* _Provided data_:
☆ ☆ ☆ ☆
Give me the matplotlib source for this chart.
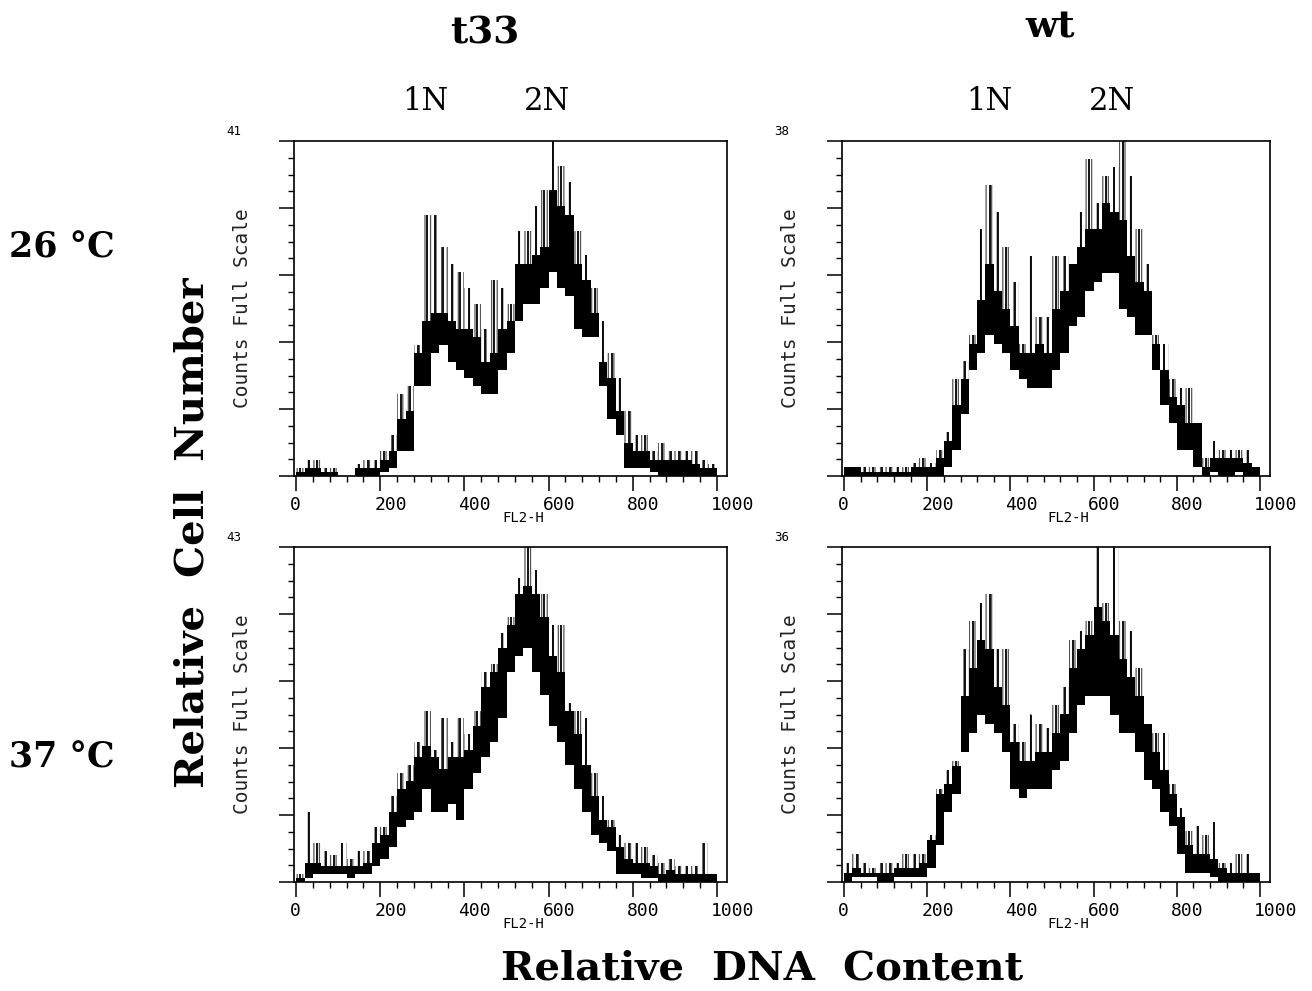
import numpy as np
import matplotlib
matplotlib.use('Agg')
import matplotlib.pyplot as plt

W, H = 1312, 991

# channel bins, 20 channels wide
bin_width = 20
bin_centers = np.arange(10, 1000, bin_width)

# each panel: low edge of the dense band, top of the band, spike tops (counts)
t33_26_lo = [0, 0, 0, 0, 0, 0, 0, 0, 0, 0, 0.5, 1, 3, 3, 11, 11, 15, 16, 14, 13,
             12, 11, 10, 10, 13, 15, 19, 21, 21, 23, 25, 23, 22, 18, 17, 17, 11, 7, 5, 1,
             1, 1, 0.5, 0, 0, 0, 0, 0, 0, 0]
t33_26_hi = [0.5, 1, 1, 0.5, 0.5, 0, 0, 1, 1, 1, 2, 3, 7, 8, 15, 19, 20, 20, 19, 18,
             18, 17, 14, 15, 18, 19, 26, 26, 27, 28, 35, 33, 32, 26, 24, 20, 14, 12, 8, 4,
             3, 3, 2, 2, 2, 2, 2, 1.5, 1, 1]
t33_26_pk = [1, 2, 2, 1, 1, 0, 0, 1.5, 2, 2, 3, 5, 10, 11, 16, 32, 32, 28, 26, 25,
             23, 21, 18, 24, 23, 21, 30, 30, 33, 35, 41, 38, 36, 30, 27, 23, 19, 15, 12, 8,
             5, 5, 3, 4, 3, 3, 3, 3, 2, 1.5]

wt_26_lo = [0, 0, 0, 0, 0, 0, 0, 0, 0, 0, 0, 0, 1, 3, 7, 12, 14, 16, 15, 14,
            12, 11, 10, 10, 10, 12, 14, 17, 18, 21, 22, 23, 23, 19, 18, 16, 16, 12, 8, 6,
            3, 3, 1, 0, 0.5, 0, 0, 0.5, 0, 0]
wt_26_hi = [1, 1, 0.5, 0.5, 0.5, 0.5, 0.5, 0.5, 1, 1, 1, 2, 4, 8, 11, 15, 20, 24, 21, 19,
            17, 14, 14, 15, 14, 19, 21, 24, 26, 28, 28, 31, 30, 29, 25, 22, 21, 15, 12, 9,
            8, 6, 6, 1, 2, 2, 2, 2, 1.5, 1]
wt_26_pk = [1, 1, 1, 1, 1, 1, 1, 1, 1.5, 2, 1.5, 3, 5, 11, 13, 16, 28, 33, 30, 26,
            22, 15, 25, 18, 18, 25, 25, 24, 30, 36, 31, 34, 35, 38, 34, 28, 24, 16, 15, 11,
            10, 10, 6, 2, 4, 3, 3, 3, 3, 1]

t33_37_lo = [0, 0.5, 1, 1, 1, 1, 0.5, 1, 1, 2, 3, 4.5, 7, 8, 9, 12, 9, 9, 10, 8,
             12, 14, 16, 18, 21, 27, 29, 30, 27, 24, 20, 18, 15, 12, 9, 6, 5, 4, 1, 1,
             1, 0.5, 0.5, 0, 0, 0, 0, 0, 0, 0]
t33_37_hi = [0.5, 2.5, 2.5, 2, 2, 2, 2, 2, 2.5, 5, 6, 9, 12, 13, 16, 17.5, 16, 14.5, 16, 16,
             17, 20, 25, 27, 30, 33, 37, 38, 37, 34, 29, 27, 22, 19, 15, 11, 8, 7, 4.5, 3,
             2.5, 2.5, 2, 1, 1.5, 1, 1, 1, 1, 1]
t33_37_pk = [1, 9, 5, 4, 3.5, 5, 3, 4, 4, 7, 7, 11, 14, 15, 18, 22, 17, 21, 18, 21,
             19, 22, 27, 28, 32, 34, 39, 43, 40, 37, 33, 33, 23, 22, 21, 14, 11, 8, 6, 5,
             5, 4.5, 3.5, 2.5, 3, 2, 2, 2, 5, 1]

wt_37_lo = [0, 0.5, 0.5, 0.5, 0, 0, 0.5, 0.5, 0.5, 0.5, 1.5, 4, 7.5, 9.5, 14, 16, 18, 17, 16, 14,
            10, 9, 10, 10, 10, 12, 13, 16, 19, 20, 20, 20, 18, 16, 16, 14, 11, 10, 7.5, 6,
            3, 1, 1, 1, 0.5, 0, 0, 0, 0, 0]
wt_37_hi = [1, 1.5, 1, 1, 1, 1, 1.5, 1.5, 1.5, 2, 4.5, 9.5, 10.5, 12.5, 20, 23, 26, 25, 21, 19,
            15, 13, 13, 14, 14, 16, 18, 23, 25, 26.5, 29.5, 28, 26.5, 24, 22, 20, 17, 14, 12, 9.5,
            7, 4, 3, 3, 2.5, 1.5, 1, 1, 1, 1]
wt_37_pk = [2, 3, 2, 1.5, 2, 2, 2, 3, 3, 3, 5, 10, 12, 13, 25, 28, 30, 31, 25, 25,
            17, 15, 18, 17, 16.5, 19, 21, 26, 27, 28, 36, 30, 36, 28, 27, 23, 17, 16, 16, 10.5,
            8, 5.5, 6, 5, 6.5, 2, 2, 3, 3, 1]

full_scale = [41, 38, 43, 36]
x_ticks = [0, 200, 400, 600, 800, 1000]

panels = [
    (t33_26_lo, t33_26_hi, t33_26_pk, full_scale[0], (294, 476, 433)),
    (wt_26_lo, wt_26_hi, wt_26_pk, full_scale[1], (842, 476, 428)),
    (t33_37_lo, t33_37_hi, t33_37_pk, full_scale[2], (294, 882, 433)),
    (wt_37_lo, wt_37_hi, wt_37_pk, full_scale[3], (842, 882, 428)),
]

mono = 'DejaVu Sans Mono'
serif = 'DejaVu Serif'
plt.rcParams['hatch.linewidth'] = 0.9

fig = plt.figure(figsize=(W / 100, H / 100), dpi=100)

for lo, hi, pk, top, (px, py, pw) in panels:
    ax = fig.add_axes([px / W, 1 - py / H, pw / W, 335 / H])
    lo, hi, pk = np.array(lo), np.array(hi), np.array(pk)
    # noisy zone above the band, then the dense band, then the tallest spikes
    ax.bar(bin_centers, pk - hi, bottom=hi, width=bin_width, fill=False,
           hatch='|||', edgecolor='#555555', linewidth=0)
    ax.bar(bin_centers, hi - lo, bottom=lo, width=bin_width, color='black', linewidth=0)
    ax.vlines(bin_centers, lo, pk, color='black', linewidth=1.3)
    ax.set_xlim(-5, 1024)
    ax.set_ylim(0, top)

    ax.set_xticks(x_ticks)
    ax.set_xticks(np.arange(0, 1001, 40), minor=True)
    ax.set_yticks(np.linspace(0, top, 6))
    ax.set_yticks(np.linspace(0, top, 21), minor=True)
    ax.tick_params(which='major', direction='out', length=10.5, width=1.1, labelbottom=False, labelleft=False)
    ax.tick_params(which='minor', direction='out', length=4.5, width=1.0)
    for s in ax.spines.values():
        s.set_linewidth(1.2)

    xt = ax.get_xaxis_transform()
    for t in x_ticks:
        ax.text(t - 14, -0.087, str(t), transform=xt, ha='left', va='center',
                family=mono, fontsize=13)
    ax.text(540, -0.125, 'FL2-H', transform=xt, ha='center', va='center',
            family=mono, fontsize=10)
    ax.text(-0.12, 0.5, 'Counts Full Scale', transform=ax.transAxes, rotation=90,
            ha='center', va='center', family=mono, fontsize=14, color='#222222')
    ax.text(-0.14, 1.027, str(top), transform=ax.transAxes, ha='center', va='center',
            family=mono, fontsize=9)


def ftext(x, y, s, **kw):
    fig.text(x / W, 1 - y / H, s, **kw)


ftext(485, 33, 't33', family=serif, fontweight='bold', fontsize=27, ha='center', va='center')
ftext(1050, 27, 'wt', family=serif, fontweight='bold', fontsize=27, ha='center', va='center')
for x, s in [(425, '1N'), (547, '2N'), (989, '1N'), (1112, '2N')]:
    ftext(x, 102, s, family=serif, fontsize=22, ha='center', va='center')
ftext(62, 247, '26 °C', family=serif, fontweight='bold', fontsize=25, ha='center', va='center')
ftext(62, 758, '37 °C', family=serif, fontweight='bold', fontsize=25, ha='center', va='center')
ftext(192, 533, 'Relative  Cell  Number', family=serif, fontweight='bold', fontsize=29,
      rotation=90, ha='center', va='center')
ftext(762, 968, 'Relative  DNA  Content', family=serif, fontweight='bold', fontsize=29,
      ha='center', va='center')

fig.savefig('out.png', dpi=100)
☆ ☆ ☆ ☆
* _Short task_:
Print the data above verbatim from the first line through the line holding "bin_centers = np.arange(10, 1000, bin_width)", leaving every picture out.

* _Final result_:
Give me the matplotlib source for this chart.
import numpy as np
import matplotlib
matplotlib.use('Agg')
import matplotlib.pyplot as plt

W, H = 1312, 991

# channel bins, 20 channels wide
bin_width = 20
bin_centers = np.arange(10, 1000, bin_width)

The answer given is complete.